The New Zealand Aged Care Association has welcomed the government’s decision to add aged care nurses to the Long-Term Skills Shortage List (LTSSL), calling it a positive step towards addressing chronic nursing shortages in the country.
The Association’s Chief executive, Simon Wallace, said that the government’s decision would allow rest home providers to more efficiently recruit overseas nurses as a time when they were struggling to retain their nurse workforce.
“We have lobbied hard for this over the last 18 months with the valued support of DHBs, Health Workforce New Zealand and the Nursing Governance Group, among others. The government has listened to our voice, responded responsibly, and we welcome that,” Wallace said.

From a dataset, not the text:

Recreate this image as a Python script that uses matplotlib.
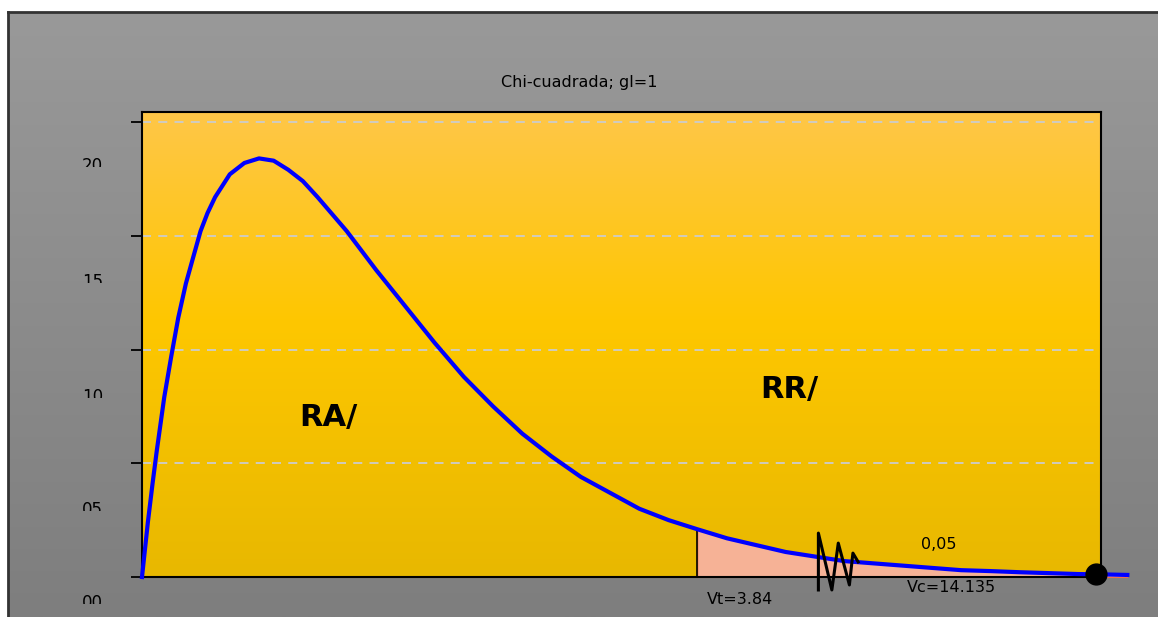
import numpy as np
import matplotlib
matplotlib.use("Agg")
import matplotlib.pyplot as plt
from matplotlib.transforms import Bbox

# curve (x value, density)
chi_x = [0.0, 0.05, 0.1, 0.18, 0.25, 0.38, 0.5, 0.62, 0.75, 0.88, 1.0, 1.12, 1.25,
         1.5, 1.75, 2.0, 2.25, 2.5, 2.75, 3.0, 3.5, 4.0, 4.5, 5.0, 5.5, 6.0, 6.5,
         7.0, 7.5, 8.0, 8.5, 9.0, 9.49, 10.0, 10.5, 11.0, 11.5, 12.0, 12.5, 13.0,
         13.5, 14.0, 14.5, 15.0, 15.5, 16.0, 16.5, 16.84]
chi_y = [0.0, 0.012, 0.024, 0.041, 0.055, 0.079, 0.097, 0.114, 0.129, 0.141, 0.152,
         0.160, 0.167, 0.177, 0.182, 0.184, 0.183, 0.179, 0.174, 0.167, 0.152,
         0.135, 0.119, 0.103, 0.088, 0.075, 0.063, 0.053, 0.044, 0.037, 0.030,
         0.025, 0.021, 0.017, 0.014, 0.011, 0.009, 0.007, 0.006, 0.005, 0.004,
         0.003, 0.0026, 0.0021, 0.0017, 0.0013, 0.0011, 0.0009]

y_ticks = [0.0, 0.05, 0.10, 0.15, 0.20]
y_tick_text = ["00", "05", "10", "15", "20"]

vt = 9.49          # limit of the acceptance region
vt_label = "Vt=3.84"
vc = 16.3          # observed value (dot)
vc_label = "Vc=14.135"
alpha_label = "0,05"
title = "Chi-cuadrada; gl=1"

# hand-drawn break mark on the axis
zig_x = [11.56, 11.56, 11.79, 11.90, 12.09, 12.15, 12.24]
zig_y = [-0.0057, 0.0193, -0.0057, 0.0149, -0.0035, 0.0105, 0.0066]

W, H = 1158, 617
fig = plt.figure(figsize=(W / 100, H / 100), dpi=100)
fig.patch.set_facecolor("white")

# grey panel behind everything
bg = fig.add_axes([8 / W, 0, 1 - 8 / W, 1 - 12 / H], zorder=0)
g = np.linspace(0, 1, 256)[:, None]
gray = np.dstack([153 - 27 * g, 153 - 27 * g, 153 - 27 * g]) / 255
bg.imshow(gray, aspect="auto", extent=[0, 1, 0, 1])
bg.set_xticks([])
bg.set_yticks([])
for s in ["right", "bottom"]:
    bg.spines[s].set_visible(False)
for s in ["left", "top"]:
    bg.spines[s].set_color("#333333")
    bg.spines[s].set_linewidth(2)

ax = fig.add_axes([142 / W, 40 / H, (1101 - 142) / W, (577 - 112) / H], zorder=1)
stops = [0, 0.45, 1]
cols = np.array([[255, 198, 72], [254, 199, 0], [232, 184, 0]]) / 255
gg = g[:, 0]
orange = np.stack([np.interp(gg, stops, cols[:, k]) for k in range(3)], axis=1)
ax.imshow(orange[:, None, :], aspect="auto", extent=[0, 1, 0, 1],
          transform=ax.transAxes, zorder=0)

ax.set_xlim(0, 16.39)
ax.set_ylim(0, 0.2044)

for v in y_ticks[1:]:
    ax.axhline(v, color="#cccccc", lw=1.3, ls=(0, (5, 4)), zorder=1)

# rejection region
cx = np.array(chi_x)
cy = np.array(chi_y)
m = cx >= vt
ax.fill_between(cx[m], 0, cy[m], facecolor="#f6b296", edgecolor="#f07050",
                lw=0.8, zorder=2, clip_on=False)
ax.plot([vt, vt], [0, cy[cx == vt][0]], color="black", lw=1.2, zorder=3)
ax.plot(cx, cy, color="#0000ff", lw=3, zorder=4, clip_on=False)

ax.plot(zig_x, zig_y, color="black", lw=2.2, zorder=5, clip_on=False)
ax.plot([vc], [0.0015], "o", color="black", ms=15, zorder=6, clip_on=False)

ax.text(3.18, 0.0703, "RA/", fontsize=22, fontweight="bold", ha="center", va="center")
ax.text(11.06, 0.0822, "RR/", fontsize=22, fontweight="bold", ha="center", va="center")
ax.text(13.62, 0.0145, alpha_label, fontsize=11.5, ha="center", va="center")
ax.text(10.22, -0.0097, vt_label, fontsize=11.5, ha="center", va="center", clip_on=False)
ax.text(13.84, -0.0048, vc_label, fontsize=11.5, ha="center", va="center", clip_on=False)

fig.text(0.5, 1 - 82 / H, title, fontsize=11.5, ha="center", va="center")

ax.set_xticks([])
ax.set_yticks(y_ticks)
ax.set_yticklabels([])
ax.tick_params(axis="y", length=8, width=1.3, color="black", direction="out")
for s in ax.spines.values():
    s.set_color("black")
    s.set_linewidth(1.5)

# tick labels sit below their grid lines and are cut off at the bottom
drop = [17, 38, 38, 37, 35]
for v, t, d in zip(y_ticks, y_tick_text, drop):
    py = 577 - v / 0.2044 * 465
    txt = fig.text(103 / W, 1 - (py + d) / H, t, fontsize=12, ha="right", va="top")
    cut = H - (py + d + 10)
    txt.set_clip_box(Bbox([[0, cut], [W, H]]))
    txt.set_clip_on(True)

fig.savefig("out.png", dpi=100)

The LTSSL identifies skilled occupations where there is a sustained and ongoing shortage of workers in New Zealand. Those employed in one of those occupations may apply for residence after two years spent working in a LTSSL occupation under specific criteria.

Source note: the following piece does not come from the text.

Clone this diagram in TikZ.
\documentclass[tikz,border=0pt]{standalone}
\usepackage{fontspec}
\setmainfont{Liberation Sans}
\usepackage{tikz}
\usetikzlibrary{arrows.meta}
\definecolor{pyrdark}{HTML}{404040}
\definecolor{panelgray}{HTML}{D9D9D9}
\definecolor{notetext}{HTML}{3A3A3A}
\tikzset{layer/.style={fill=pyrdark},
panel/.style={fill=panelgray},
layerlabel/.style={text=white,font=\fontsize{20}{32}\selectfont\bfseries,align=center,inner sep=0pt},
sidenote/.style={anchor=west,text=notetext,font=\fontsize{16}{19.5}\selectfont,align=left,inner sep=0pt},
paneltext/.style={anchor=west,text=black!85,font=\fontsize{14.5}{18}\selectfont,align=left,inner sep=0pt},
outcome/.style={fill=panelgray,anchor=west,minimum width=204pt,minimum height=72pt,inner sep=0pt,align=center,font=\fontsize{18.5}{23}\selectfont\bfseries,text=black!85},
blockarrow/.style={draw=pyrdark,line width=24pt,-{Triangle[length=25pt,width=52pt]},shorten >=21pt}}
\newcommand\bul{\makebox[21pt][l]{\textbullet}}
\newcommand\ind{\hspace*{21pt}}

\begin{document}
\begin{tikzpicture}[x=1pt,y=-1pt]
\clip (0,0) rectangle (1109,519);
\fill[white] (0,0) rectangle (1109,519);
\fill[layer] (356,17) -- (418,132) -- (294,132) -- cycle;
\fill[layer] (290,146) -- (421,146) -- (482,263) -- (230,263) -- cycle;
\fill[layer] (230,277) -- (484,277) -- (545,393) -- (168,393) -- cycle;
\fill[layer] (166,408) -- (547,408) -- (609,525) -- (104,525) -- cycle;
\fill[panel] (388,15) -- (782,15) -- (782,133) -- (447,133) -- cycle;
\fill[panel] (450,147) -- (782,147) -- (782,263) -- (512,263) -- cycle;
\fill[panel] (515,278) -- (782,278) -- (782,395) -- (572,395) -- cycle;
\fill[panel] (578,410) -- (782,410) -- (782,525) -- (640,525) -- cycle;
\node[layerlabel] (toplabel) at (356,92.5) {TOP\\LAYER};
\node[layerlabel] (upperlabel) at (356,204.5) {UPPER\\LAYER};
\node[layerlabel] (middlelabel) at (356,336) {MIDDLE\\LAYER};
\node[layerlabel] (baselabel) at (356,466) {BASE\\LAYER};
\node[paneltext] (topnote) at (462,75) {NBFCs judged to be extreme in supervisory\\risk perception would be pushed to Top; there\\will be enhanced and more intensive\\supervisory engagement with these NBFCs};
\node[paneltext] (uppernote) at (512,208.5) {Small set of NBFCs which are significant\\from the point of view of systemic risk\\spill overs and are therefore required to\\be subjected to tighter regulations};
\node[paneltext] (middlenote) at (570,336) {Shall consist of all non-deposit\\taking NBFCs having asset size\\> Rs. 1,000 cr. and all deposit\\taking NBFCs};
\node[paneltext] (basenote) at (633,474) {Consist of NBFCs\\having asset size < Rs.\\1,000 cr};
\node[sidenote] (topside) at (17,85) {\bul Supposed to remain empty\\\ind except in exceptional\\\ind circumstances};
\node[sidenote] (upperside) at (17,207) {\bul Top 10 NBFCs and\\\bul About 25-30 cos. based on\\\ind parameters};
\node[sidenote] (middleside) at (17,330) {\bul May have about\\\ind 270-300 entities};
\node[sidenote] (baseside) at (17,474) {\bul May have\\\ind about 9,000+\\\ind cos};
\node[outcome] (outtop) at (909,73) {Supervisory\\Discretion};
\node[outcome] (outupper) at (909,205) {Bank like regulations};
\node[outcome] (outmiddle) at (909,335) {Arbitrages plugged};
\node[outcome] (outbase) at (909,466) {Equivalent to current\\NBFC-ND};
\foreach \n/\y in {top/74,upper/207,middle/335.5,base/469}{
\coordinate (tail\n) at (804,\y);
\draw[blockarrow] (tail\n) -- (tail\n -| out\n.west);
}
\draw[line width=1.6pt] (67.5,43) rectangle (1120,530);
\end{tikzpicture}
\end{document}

“Our members rely heavily on being able to recruit and retain overseas nurses to be able to provide the highest-quality care for our most vulnerable older people, but there are simply not enough registered nurses available, and at a time when we are now losing nurses to DHBs in the wake of last year’s pay settlement, this decision is a lifeline,” Wallace added.
The government recently revealed that skills shortages lists will become more regionalised, to reflect what skills were needed where, and to show New Zealanders and temporary migrants where there were opportunities are for work.
Early childhood, primary and secondary teaching has been added to skills lists in all regions, while ‘building associate’ has been added to the construction skills shortage list.